On-line version ISSN 1996-7489
S. Afr. j. sci. vol.106 n.3-4 Pretoria Mar./Apr. 2010
Academic freedom statement from the Academy Of Science Of South Africa (Assaf)
Academic Freedom is not only constitutionally protected, but rests on the capacity for independent commentary that is crucial to the evidence-based work that is unique to Academies. Indeed, the Academy of Science of South Africa's mission of "Science for Society" cannot be realised without the exercise of the freedom to research, write, and speak robustly and professionally, without fear or favour on any topic including the impact of science on society.
Academic freedom and the freedom of scholarly research are guaranteed by the South African Constitution of 1996. Their inclusion, under the 'freedom of speech' clause, is one of the many reasons why South Africa's Constitution is considered to be unique. Academic freedom was identified as a core principle for the governance of higher education by the 1997 White Paper on the transformation of Higher Education. This, too, is unusual because in most countries struggles over academic freedom have stood apart from both the institutionalisation and the practice of higher education.
Under apartheid, academic freedom was routinely violated in various ways, especially under the system established by the Extension of University Education Act, which was passed fifty years ago. This piece of legislation amongst other iniquities restricted the possibility of access, except by Ministerial permission, of black South Africans to those universities in South Africa that were open to the admission of students on merit without consideration of race, class, national origin, and gender.
In response to these restrictions, a strong tradition of activism in defence of academic freedom took root within some of South Africa's universities. The idea that academic freedom is a valuable principle to be guarded jealously continues within the country's institutions, and annual ceremonies/lectures to mark academic freedom are an established tradition at several universities. In a democratic South Africa, academic freedom in all higher education institutions is integral to the intellectual life of the country.
Given our history, it is not surprising that the issue has been so prominent in the transformation both of this country and its higher education system.
Nonetheless, new threats to academic freedom have recently emerged in South Africa. The new threats are in three areas: (1) the averredly intrusive effects of government regulations, (2) apparently excessive influence of private sector sponsorship of the universities, and (3) perceived limitations of freedom of speech within the universities. The right of academics to criticise university administrations has been particularly contentious. Taken together, these concerns suggest that the values entrenched in the constitution and in education practice are being eroded by government policy, funding agencies, sponsors and donors, and by institutional management.
These (and related) topics were addressed in a report issued by the Council on Higher Education in 2008, which offers a wide-ranging analysis of a variety of issues surrounding academic freedom and the cognate concerns of institutional autonomy and public accountability. Conducted by an independent task team, this report - Academic Freedom, Institutional AutonomyandPublic Accountability in South African Higher Education - provides a comprehensive guide for many debates and offers thirteen conclusions to improve the debate and buttress the values which South African universities attach to academic freedom. ASSAf supports this analysis and its conclusions.

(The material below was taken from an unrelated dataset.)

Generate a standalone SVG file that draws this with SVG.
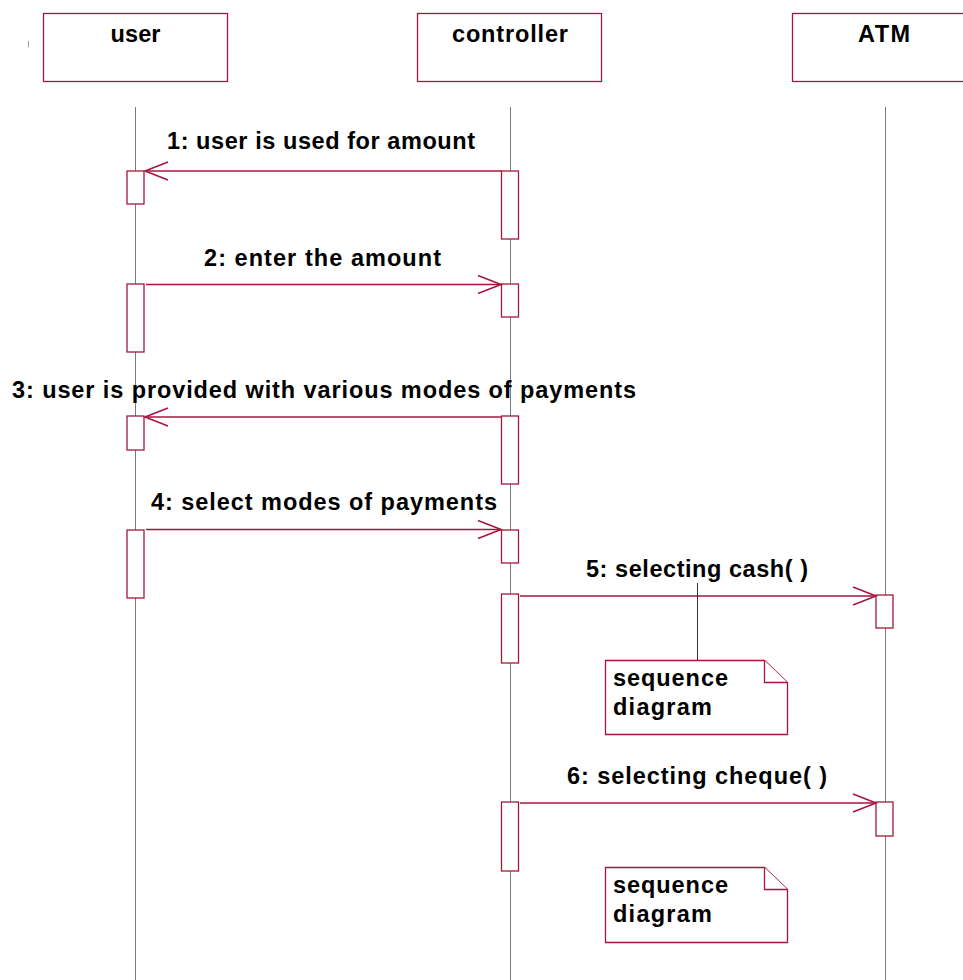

Furthermore, ASSAf believes that researchers and teachers within higher education and the research community at large should be free to follow their own ideas, arguments, insights and findings, conditional only on the avoidance of scholarly misconduct such as plagiarism, falsification of data and unethical research practice. The intellectual case for this is clear. Only open and unfettered inquiry by creative and highly trained professionals can deliver research of the highest quality. This work must be subjected to the established testing and confirmation processes which are provided by peer review and publication in the open domain. No interference can be permitted in the chain of intellectual authority that runs between researcher, reviewer and published result.
On the issue of the right of academic free speech within the university context, ASSAf believes that the university and the research community function best within a collegial system of governance and an intellectually free environment. Guided by enquiry and the quest for knowledge, administrators and academics must share the same professional and ethical principles in pursuit of the core mission of higher education and research institutions.
The achievement of this positive institutional climate is invariably assured by open and honest exchanges on the issues that best serve institutional interests and lead to unfettered scientific inquiry through teaching and research. Indeed, ASSAf believes that it is through high-quality teaching and research, in a climate of academic freedom and social responsiveness, that higher education best fulfils its accountability to society.
ASSAf deplores any managerial or state policy that has the effect of limiting the open publication and discussion of ideas, arguments, insights and findings within institutions of research and higher learning.